Disposer d'un budget faramineux n'est pas forcément gage de qualité et de succès sur Netflix. Plus gros projet porté sur la plateforme, "The Electric State" avec son casting prestigieux (Chris Pratt, Millie Bobby Brown) n'a pas emballé la presse critique. Tout le contraire de la mini-série "Adolescence", disponible également depuis le 13 mars, et qui s'est vu octroyer 100 % d’avis positifs sur la plateforme américaine Rotten Tomatoes le jour de son lancement. Ce carton plein semble avoir encouragé les abonnés à se ruer sur les quatre épisodes haletants qui composent la fiction britannique, puisque le show s'est installé au sommet du top mondial des séries les plus visionnées.
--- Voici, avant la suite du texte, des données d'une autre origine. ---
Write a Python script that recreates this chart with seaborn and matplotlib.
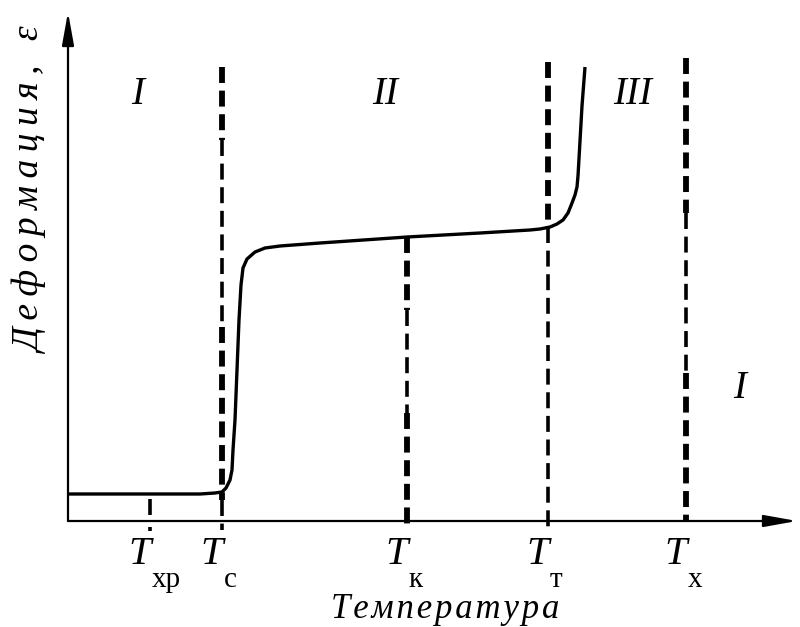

Il se place en tête dans 67 pays, dont la France, les Etats-Unis ou encore la Belgique, et réussit la performance de laisser des miettes à la concurrence, le thriller "Zero Day" porté par Robert de Niro en premier lieu.
Conçu comme un drame policier porté par une tension permanente, cette oeuvre virtuose immerge le spectateur dans une enquête criminelle visant un garçon de 13 ans. Ce dernier est en effet accusé du meurtre d'une adolescente de son collège, et sa famille voit sa vie basculer lorsqu'il est embarqué par la police pour un interrogatoire. Une trame déjà explorée dans d'autres productions mises en ligne sur Netflix mais qui prend une toute autre ampleur grâce aux effets de réalisation. Car, chacun des quatre épisodes a été tourné en un seul plan séquence en temps réel : la caméra s’allume au générique de début, elle s’éteint au générique de fin ! Ce qui plonge le public au cœur du récit, comme au théâtre, avec des mouvements de caméras qui exacerbent la tension dramatique.

Ce procédé technique a cloué sur son siège ceux qui ont déjà pu voir l'entièreté de la fiction. "Un tour de force visuel et existentiel passionnant", "Une série magistrale qui sonde en temps réel les racines du mal", "Une claque aussi visuelle qu’émotionnelle", notent respectivement "Ecran Large", "Télérama" et "Le Parisien", éblouis par le parti pris ultra réaliste choisi par Philip Barantini. Le metteur en scène collabore de nouveau dans cette série avec Stephen Graham, qui incarne le père rongé par la culpabilité du présumé coupable. L’un et l’autre avaient déjà tourné ensemble dans le film "The Chef" en 2021, lui aussi composé d'un plan-séquence unique de 90 minutes.
Outre son approche immersive, "Adolescence" vaut également pour son casting solide donc, mais aussi pour les thématiques abordées durant l'intrigue. La série âpre et cruelle explore les détresses qui accablent les adolescents d’aujourd’hui (harcèlement sur les réseaux sociaux, héritage de masculinités toxiques, complexité du rapport au corps) et dépeint le chagrin d’adultes paumés qui n’ont plus les codes de compréhension de leur progéniture. Ou quand la technique se met au service d'une histoire captivante.